Govt mulls HIV self-testing kit

The Ministry of Health is planning to introduce an HIV self-testing (HIVST) service to supplement existing testing services such as health facility-based or mobile voluntary testing and counselling.

Sunday, February 19, 2017
A volunteer tests for HIV at King Faisal Hospital Kigali. Self-test could soon be adopted to increase the number of people knowing their serostatus. (File)

The Ministry of Health is planning to introduce an HIV self-testing (HIVST) service to supplement existing testing services such as health facility-based or mobile voluntary testing and counselling.

HIVST is regarded as an innovative approach that can rapidly increase access to and uptake of HIV testing services, particularly among populations with the lowest coverage and highest risk.

This means that an individual who wants to know their sero status would buy the HIVST kit and perform a HIV diagnostic test and be able to interpret the result in private.

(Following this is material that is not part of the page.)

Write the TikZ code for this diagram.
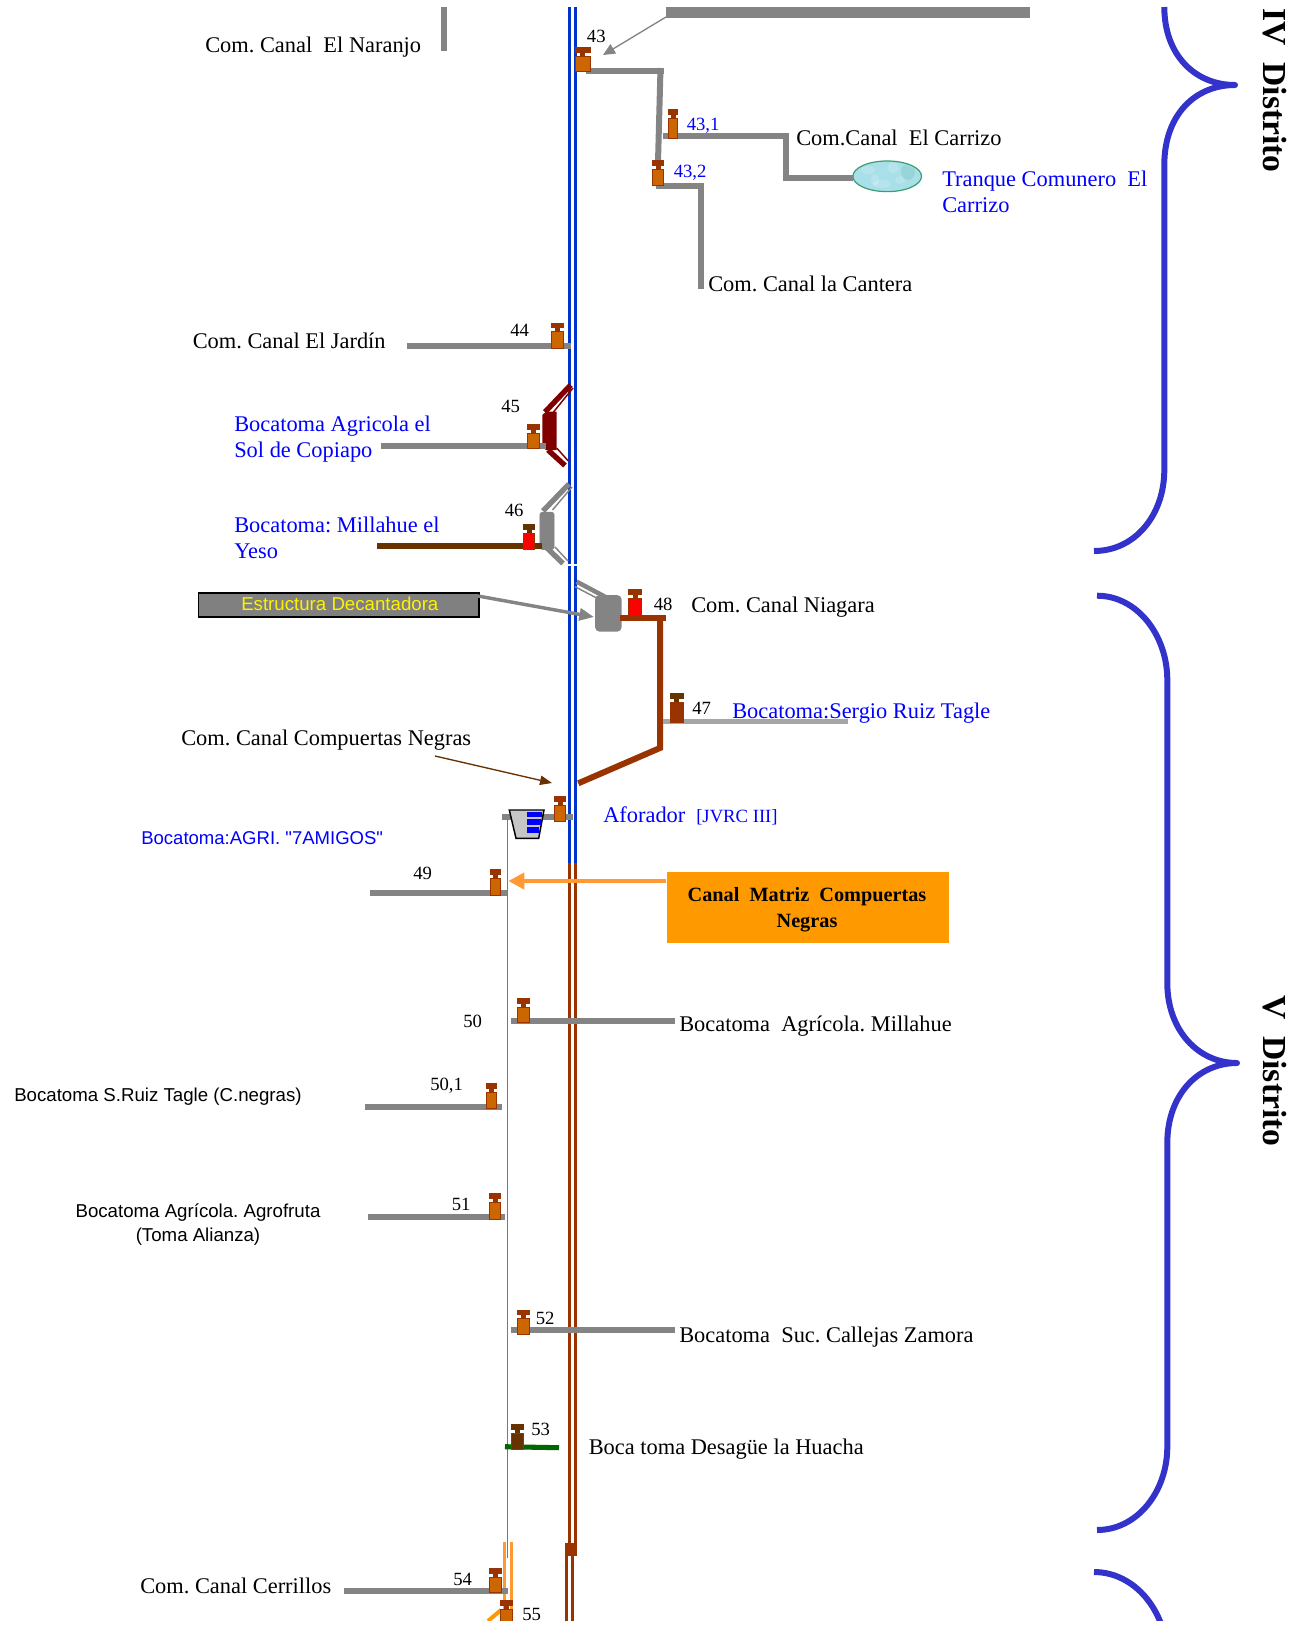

With the kit, people can use oral fluid or blood-finger-pricks to discover their status in a private and convenient setting.

Results are ready within 20 minutes or less.

Those with positive results are advised to seek confirmatory tests at health clinics, according to the Rwanda Biomedical Centre (RBC).

The World Health Organisation recommends that persons who test positive for the virus receive information and links to counselling as well as rapid referral to prevention, treatment and care services.

According to Beata Sangwayire, a voluntary counselling and testing (VCT) senior officer at RBC, self-testing should lead to more people knowing their sero status and being able to act upon it. 

"Once introduced, people will be diagnosed earlier by bringing the services closer to where people live, and create demand for HIV testing,” Sangwayire said.

This is particularly relevant for people facing barriers to accessing existing services or those who may find it difficult to access testing in clinical settings and might prefer self-testing as their method of choice.

An example of those that will benefit from the new methods, according to Sangwayire, include people with tight work schedules, groups at a higher risk of catching the virus mainly female sex workers and injectable drug users, among others.

Work in progress

Sangwayire said they are still at the initial phase working with different stakeholders looking at the feasibility of these new services, where it can be piloted, guiding messages on how to use the kit and where it will be found.

"It may take some time to get it introduced due to many aspects needed to be looked at, by mid of this year the service can possibly start with the pilot phase,” Sangwayire said.

According to RBC, the new service is among the innovative measures to achieve the  ‘90-90-90 targets,’ which aims at diagnosing 90 per cent of all HIV-positive people, providing antiretroviral therapy (ART) for 90 per cent of those diagnosed and achieving viral suppression for 90 per cent of those treated, by 2020.

It is also in line with the WHO’s new guidelines that call upon countries to consider self-testing services as one of the means to help countries meet the UN target of diagnosing 90 per cent of all people with HIV by 2020.

So far, 23 countries have adopted HIV self-testing policies, while many others are currently developing them.

Impact of self-testing

Self-testing has been shown to nearly double the frequency of HIV testing among men who have sex with men, and recent studies in Kenya found that male partners of pregnant women had twice the uptake of HIV testing when offered self-testing compared with standard testing.

According to statistics from RBC, Rwanda has succeeded in containing the HIV prevalence at 3 per cent in general population (15 – 49 years old).

In June 2016, Rwanda launched the Test-and-Treat-All programme.

Latest estimates indicate that about 80 per cent people in need of antiretroviral therapy treatment are getting it. Additionally, evidence shows that the transmission rate of HIV from mother to child is estimated at less than 2 per cent.

According to a new WHO progress report lack of an HIV diagnosis is a major obstacle to implementing the Organization’s recommendation that everyone with HIV should be offered antiretroviral therapy.

The report reveals that more than 18 million people with HIV are currently taking ART, while a similar number is still unable to access treatment, the majority of which are unaware of their HIV positive status.